I'm not that sure about that. But yes, I could imagine Adam Smith would be horrified about today's globalization
after all, he wrote books like "The Wealth of Nations", which leads me to think that he would propose today policies that put National issues fore and front
but his writings pushed Britons to ask for "Free Trade" as a panacea to everything. more conservative instead of (classical) liberal politicians followed a policy of having tariffs on wheat and corn, for example, on the grounds that "Britain Ought To Feed Itself"
when the Corn Laws were repealed, Britain became the Champion of Globalization (it's first version, at least)
and I think this is the real litmus test of "how much" globalization you might want or not: food. The very moment you can't feed yourself (from a National point of view) without trade... well, then you must trade, as freely as possible, and embrace all consequences
trade does not equal trade. If you are trading non-critical goods for your economy, you are not engaging in the same relationship as if you are trading utterly critical goods
like... oil
+1, worth repeating: "In the post WW II era, "International Business" flourished; and the American Multi-National Corporation was paramount. The aim of the MNC was to maximize the market potential in a specific foreign country/region for the kinds of products that it was best known for in their home country. Alterations to products were developed to increase demand and acceptance for their products. AND -through an organizational structure, called a "Joint Venture"- production was localized, and the citizens of the "host country" were employed, and promoted to eventually run the operations. "Trickle Down Theory" was working on an "International" scale."
this is - in my humble opinion - the biggest cultural shock I witness when Americans travel: the realization that the US promoted in massive scale what I simply call Big Biz
and this is gone into the very bones of the "American Mind": that all business is, at least potentially, Big Business, or ought to be so, and so needing as much market quotas as possible, nationally and internationally, and exploiting the great strenghts of financialization and return on scale
as a reminder, Communist economic theories also emphazise the strenghts of return on scale, and so "Big Is Beautiful". So the excesses of this kind of capitalism and communism are the same: huge, concentrated production.
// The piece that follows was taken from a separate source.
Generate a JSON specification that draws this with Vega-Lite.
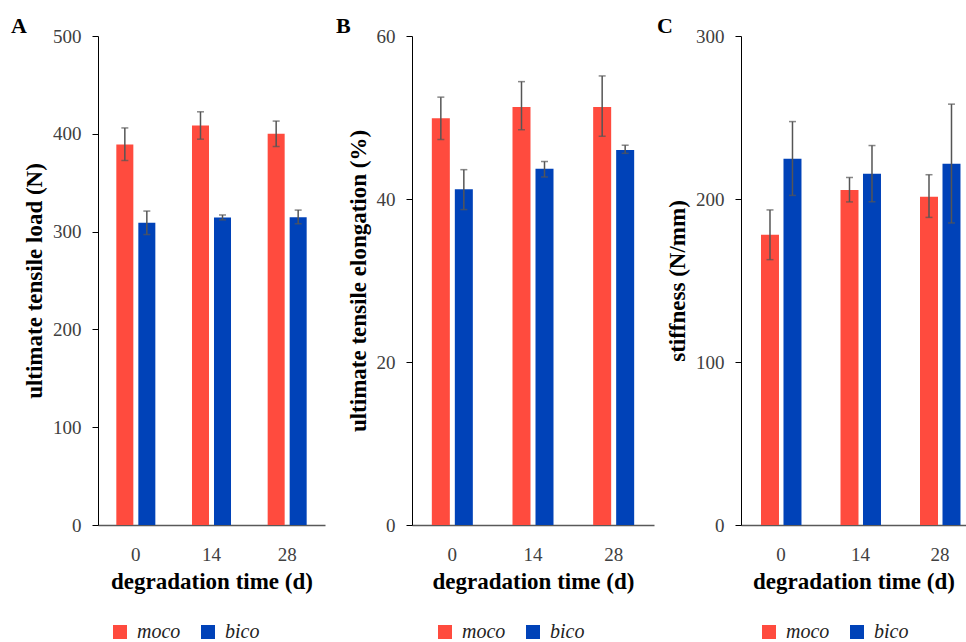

And this fosters... oligopolies, and their drivers... oligarchs
if you define business as Big Business, you eventually start to screw small and medium business. note how seldom the American political discourse makes a difference between Big Biz and Small Biz. you are either "pro-biz" or "anti-biz", particularly if you are a small, foreign country
Countries with no financialized economies have benefited from globalization. For them, trade flows of physicals are of equalt importance to investment flows of papers. Eg: China has benefitted enormously from globalization that propels it from an underdeveloped economy to a mfg gloabl powerhouse until recently.
It is just that the Western Predators is continuing to extract rents through their enforcement of their model of globalization. This is now a tough fight. Non-financialized economies are pushing their agendas to define globalization and they have increasing physical resources vs indebted once developed economies.
The article smacks of arrogance and ignorance looking at globalization thru the prism of skewed investment flows of papers and that the global economy is a financialized one with disdain for economies that deal with real goods and services who today are not irrelevancies.
Keep dreaming/spinning that there are retards in BRICS who are not exposing their economies to captures by financial banksters as well as not adopting econ models that are based on the second and more degree of derivatives trading in paper assets. Needless to say, these assumed retards are not about to ensure that the once developed economies can trade out of their debt traps.
Decentralization should be the motto of this and the following generations.